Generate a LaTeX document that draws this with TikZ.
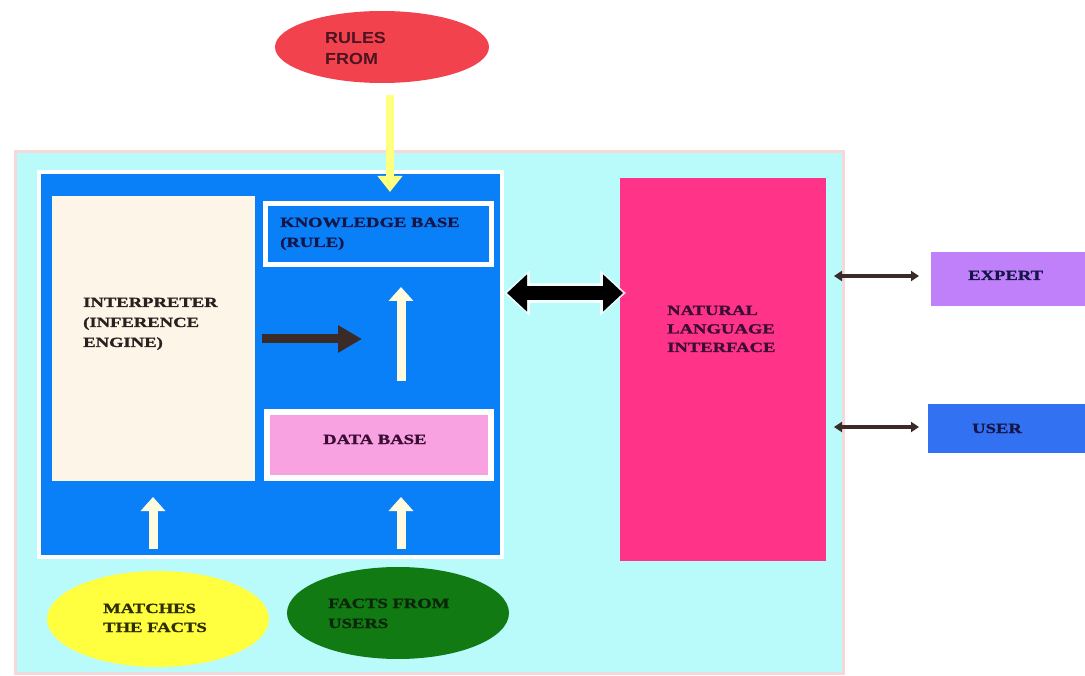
\documentclass[tikz,border=0pt]{standalone}
\usepackage{fontspec}
\usetikzlibrary{arrows.meta,shapes.geometric}
\newfontfamily\lblfont[FakeStretch=1.33,FakeBold=1.2]{Liberation Serif}
\newfontfamily\rulesfont[FakeStretch=1.12]{Liberation Sans}
\definecolor{panelcyan}{HTML}{B9FBFB}
\definecolor{panelrim}{HTML}{F6D8D8}
\definecolor{bluebox}{HTML}{0A80F8}
\definecolor{cream}{HTML}{FDF5E8}
\definecolor{dbpink}{HTML}{F8A2E2}
\definecolor{nlipink}{HTML}{FF3388}
\definecolor{expertc}{HTML}{C080FA}
\definecolor{userc}{HTML}{3272F2}
\definecolor{rulesred}{HTML}{F2424E}
\definecolor{matchy}{HTML}{FFFF40}
\definecolor{factsg}{HTML}{127A12}
\definecolor{arrowcream}{HTML}{FFFBE0}
\definecolor{arrowyel}{HTML}{FFFF80}
\definecolor{arrowbrown}{HTML}{3A2A28}
\definecolor{txtdark}{HTML}{2A2020}
\definecolor{txtnavy}{HTML}{15154A}
\definecolor{txtplum}{HTML}{3A0E34}
\definecolor{txtolive}{HTML}{2E2E00}
\definecolor{txtgreen}{HTML}{0A250A}
\definecolor{txtrules}{HTML}{4A1420}
\tikzset{
  box/.style={draw=none,inner sep=0pt,anchor=north west},
  txt/.style={anchor=base west,inner sep=0pt,font=\lblfont\bfseries\fontsize{14}{20}\selectfont,align=left},
  oval/.style={ellipse,draw=none,inner sep=0pt},
  creamarrow/.style={draw=arrowcream,line width=9pt,-{Triangle[width=24pt,length=14pt]}},
  smallarrow/.style={draw=arrowbrown,line width=4pt,{Triangle[width=10pt,length=8pt]}-{Triangle[width=10pt,length=8pt]}}
}
\begin{document}
\begin{tikzpicture}[x=1pt,y=-1pt]
\useasboundingbox (0,0) rectangle (1085,676);
\fill[white] (0,0) rectangle (1085,676);
% outer panel
\node[box,fill=panelcyan,draw=panelrim,line width=3pt,minimum width=828pt,minimum height=522pt] (panel) at (14,150) {};
% blue frame
\node[box,fill=bluebox,draw=white,line width=4pt,minimum width=463pt,minimum height=385pt] (core) at (37,170) {};
% interpreter
\node[box,fill=cream,minimum width=203pt,minimum height=285pt] (interp) at (52,196) {};
% knowledge base
\node[box,fill=bluebox,draw=white,line width=5pt,minimum width=226pt,minimum height=61pt] (kb) at (263,201) {};
% data base
\node[box,fill=dbpink,draw=white,line width=6pt,minimum width=224pt,minimum height=66pt] (db) at (264,409) {};
% natural language interface
\node[box,fill=nlipink,minimum width=206pt,minimum height=383pt] (nli) at (620,178) {};
% expert, user
\node[box,fill=expertc,minimum width=160pt,minimum height=54pt] (expert) at (931,252) {};
\node[box,fill=userc,minimum width=160pt,minimum height=49pt] (user) at (928,404) {};
% ovals
\node[oval,fill=rulesred,minimum width=214pt,minimum height=72pt] (rules) at (382,47) {};
\node[oval,fill=matchy,minimum width=222pt,minimum height=96pt] (matches) at (158,619) {};
\node[oval,fill=factsg,minimum width=222pt,minimum height=92pt] (facts) at (398,613) {};

% texts (base = baseline of last line)
\node[anchor=base west,inner sep=0pt,font=\rulesfont\bfseries\fontsize{16}{21}\selectfont,text=txtrules,align=left] (rulestxt) at (325,65) {RULES\\FROM};
\node[txt,text=txtnavy] (kbtxt) at (280,247) {KNOWLEDGE BASE\\(RULE)};
\node[txt,text=txtdark] (interptxt) at (83,347) {INTERPRETER\\(INFERENCE\\ENGINE)};
\node[txt,text=txtplum] (dbtxt) at (323,444) {DATA BASE};
\node[txt,text=txtplum,font=\lblfont\bfseries\fontsize{14}{18.5}\selectfont] (nlitxt) at (667,352) {NATURAL\\LANGUAGE\\INTERFACE};
\node[txt,text=txtnavy] (experttxt) at (968,280) {EXPERT};
\node[txt,text=txtnavy] (usertxt) at (972,433) {USER};
\node[txt,text=txtolive,font=\lblfont\bfseries\fontsize{14}{19}\selectfont] (matchtxt) at (103,632) {MATCHES\\THE FACTS};
\node[txt,text=txtgreen,font=\lblfont\bfseries\fontsize{14}{20}\selectfont] (factstxt) at (328,628) {FACTS FROM\\USERS};

% connector coordinates
\coordinate (rulesout) at (390,95);
\coordinate (kbin) at (390,192);
\coordinate (dbtop) at (401,381);
\coordinate (kbbot) at (401,287);
\coordinate (interpout) at (262,339);
\coordinate (midpt) at (362,339);
\coordinate (leftbot) at (153,549);
\coordinate (leftup) at (153,497);
\coordinate (rightbot) at (401,549);
\coordinate (rightup) at (401,497);
\coordinate (coreright) at (504,293);
\coordinate (nlileft) at (626,293);
\coordinate (nliex) at (834,276);
\coordinate (exin) at (919,276);
\coordinate (nliu) at (834,427);
\coordinate (uin) at (919,427);

% arrows
\draw[draw=arrowyel,line width=8pt,-{Triangle[width=24pt,length=16pt]}] (rulesout) -- (kbin);
\draw[creamarrow] (dbtop) -- (kbbot);
\draw[creamarrow] (leftbot) -- (leftup);
\draw[creamarrow] (rightbot) -- (rightup);
\draw[draw=arrowbrown,line width=9pt,-{Triangle[width=26pt,length=24pt]}] (interpout) -- (midpt);
\draw[draw=white,line width=20pt,{Triangle[width=44pt,length=26pt]}-{Triangle[width=44pt,length=26pt]},opacity=0.8] (coreright) -- (nlileft);
\draw[draw=black,line width=14pt,{Triangle[width=36pt,length=20pt]}-{Triangle[width=36pt,length=20pt]},shorten <=3pt,shorten >=3pt] (coreright) -- (nlileft);
\draw[smallarrow] (nliex) -- (exin);
\draw[smallarrow] (nliu) -- (uin);
\end{tikzpicture}
\end{document}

------------------------------------------------------------

Using the data above, print every line exactly, omitting pictures.

- [Full answer]
Generate a LaTeX document that draws this with TikZ.
\documentclass[tikz,border=0pt]{standalone}
\usepackage{fontspec}
\usetikzlibrary{arrows.meta,shapes.geometric}
\newfontfamily\lblfont[FakeStretch=1.33,FakeBold=1.2]{Liberation Serif}
\newfontfamily\rulesfont[FakeStretch=1.12]{Liberation Sans}
\definecolor{panelcyan}{HTML}{B9FBFB}
\definecolor{panelrim}{HTML}{F6D8D8}
\definecolor{bluebox}{HTML}{0A80F8}
\definecolor{cream}{HTML}{FDF5E8}
\definecolor{dbpink}{HTML}{F8A2E2}
\definecolor{nlipink}{HTML}{FF3388}
\definecolor{expertc}{HTML}{C080FA}
\definecolor{userc}{HTML}{3272F2}
\definecolor{rulesred}{HTML}{F2424E}
\definecolor{matchy}{HTML}{FFFF40}
\definecolor{factsg}{HTML}{127A12}
\definecolor{arrowcream}{HTML}{FFFBE0}
\definecolor{arrowyel}{HTML}{FFFF80}
\definecolor{arrowbrown}{HTML}{3A2A28}
\definecolor{txtdark}{HTML}{2A2020}
\definecolor{txtnavy}{HTML}{15154A}
\definecolor{txtplum}{HTML}{3A0E34}
\definecolor{txtolive}{HTML}{2E2E00}
\definecolor{txtgreen}{HTML}{0A250A}
\definecolor{txtrules}{HTML}{4A1420}
\tikzset{
  box/.style={draw=none,inner sep=0pt,anchor=north west},
  txt/.style={anchor=base west,inner sep=0pt,font=\lblfont\bfseries\fontsize{14}{20}\selectfont,align=left},
  oval/.style={ellipse,draw=none,inner sep=0pt},
  creamarrow/.style={draw=arrowcream,line width=9pt,-{Triangle[width=24pt,length=14pt]}},
  smallarrow/.style={draw=arrowbrown,line width=4pt,{Triangle[width=10pt,length=8pt]}-{Triangle[width=10pt,length=8pt]}}
}
\begin{document}
\begin{tikzpicture}[x=1pt,y=-1pt]
\useasboundingbox (0,0) rectangle (1085,676);
\fill[white] (0,0) rectangle (1085,676);
% outer panel
\node[box,fill=panelcyan,draw=panelrim,line width=3pt,minimum width=828pt,minimum height=522pt] (panel) at (14,150) {};
% blue frame
\node[box,fill=bluebox,draw=white,line width=4pt,minimum width=463pt,minimum height=385pt] (core) at (37,170) {};
% interpreter
\node[box,fill=cream,minimum width=203pt,minimum height=285pt] (interp) at (52,196) {};
% knowledge base
\node[box,fill=bluebox,draw=white,line width=5pt,minimum width=226pt,minimum height=61pt] (kb) at (263,201) {};
% data base
\node[box,fill=dbpink,draw=white,line width=6pt,minimum width=224pt,minimum height=66pt] (db) at (264,409) {};
% natural language interface
\node[box,fill=nlipink,minimum width=206pt,minimum height=383pt] (nli) at (620,178) {};
% expert, user
\node[box,fill=expertc,minimum width=160pt,minimum height=54pt] (expert) at (931,252) {};
\node[box,fill=userc,minimum width=160pt,minimum height=49pt] (user) at (928,404) {};
% ovals
\node[oval,fill=rulesred,minimum width=214pt,minimum height=72pt] (rules) at (382,47) {};
\node[oval,fill=matchy,minimum width=222pt,minimum height=96pt] (matches) at (158,619) {};
\node[oval,fill=factsg,minimum width=222pt,minimum height=92pt] (facts) at (398,613) {};

% texts (base = baseline of last line)
\node[anchor=base west,inner sep=0pt,font=\rulesfont\bfseries\fontsize{16}{21}\selectfont,text=txtrules,align=left] (rulestxt) at (325,65) {RULES\\FROM};
\node[txt,text=txtnavy] (kbtxt) at (280,247) {KNOWLEDGE BASE\\(RULE)};
\node[txt,text=txtdark] (interptxt) at (83,347) {INTERPRETER\\(INFERENCE\\ENGINE)};
\node[txt,text=txtplum] (dbtxt) at (323,444) {DATA BASE};
\node[txt,text=txtplum,font=\lblfont\bfseries\fontsize{14}{18.5}\selectfont] (nlitxt) at (667,352) {NATURAL\\LANGUAGE\\INTERFACE};
\node[txt,text=txtnavy] (experttxt) at (968,280) {EXPERT};
\node[txt,text=txtnavy] (usertxt) at (972,433) {USER};
\node[txt,text=txtolive,font=\lblfont\bfseries\fontsize{14}{19}\selectfont] (matchtxt) at (103,632) {MATCHES\\THE FACTS};
\node[txt,text=txtgreen,font=\lblfont\bfseries\fontsize{14}{20}\selectfont] (factstxt) at (328,628) {FACTS FROM\\USERS};

% connector coordinates
\coordinate (rulesout) at (390,95);
\coordinate (kbin) at (390,192);
\coordinate (dbtop) at (401,381);
\coordinate (kbbot) at (401,287);
\coordinate (interpout) at (262,339);
\coordinate (midpt) at (362,339);
\coordinate (leftbot) at (153,549);
\coordinate (leftup) at (153,497);
\coordinate (rightbot) at (401,549);
\coordinate (rightup) at (401,497);
\coordinate (coreright) at (504,293);
\coordinate (nlileft) at (626,293);
\coordinate (nliex) at (834,276);
\coordinate (exin) at (919,276);
\coordinate (nliu) at (834,427);
\coordinate (uin) at (919,427);

% arrows
\draw[draw=arrowyel,line width=8pt,-{Triangle[width=24pt,length=16pt]}] (rulesout) -- (kbin);
\draw[creamarrow] (dbtop) -- (kbbot);
\draw[creamarrow] (leftbot) -- (leftup);
\draw[creamarrow] (rightbot) -- (rightup);
\draw[draw=arrowbrown,line width=9pt,-{Triangle[width=26pt,length=24pt]}] (interpout) -- (midpt);
\draw[draw=white,line width=20pt,{Triangle[width=44pt,length=26pt]}-{Triangle[width=44pt,length=26pt]},opacity=0.8] (coreright) -- (nlileft);
\draw[draw=black,line width=14pt,{Triangle[width=36pt,length=20pt]}-{Triangle[width=36pt,length=20pt]},shorten <=3pt,shorten >=3pt] (coreright) -- (nlileft);
\draw[smallarrow] (nliex) -- (exin);
\draw[smallarrow] (nliu) -- (uin);
\end{tikzpicture}
\end{document}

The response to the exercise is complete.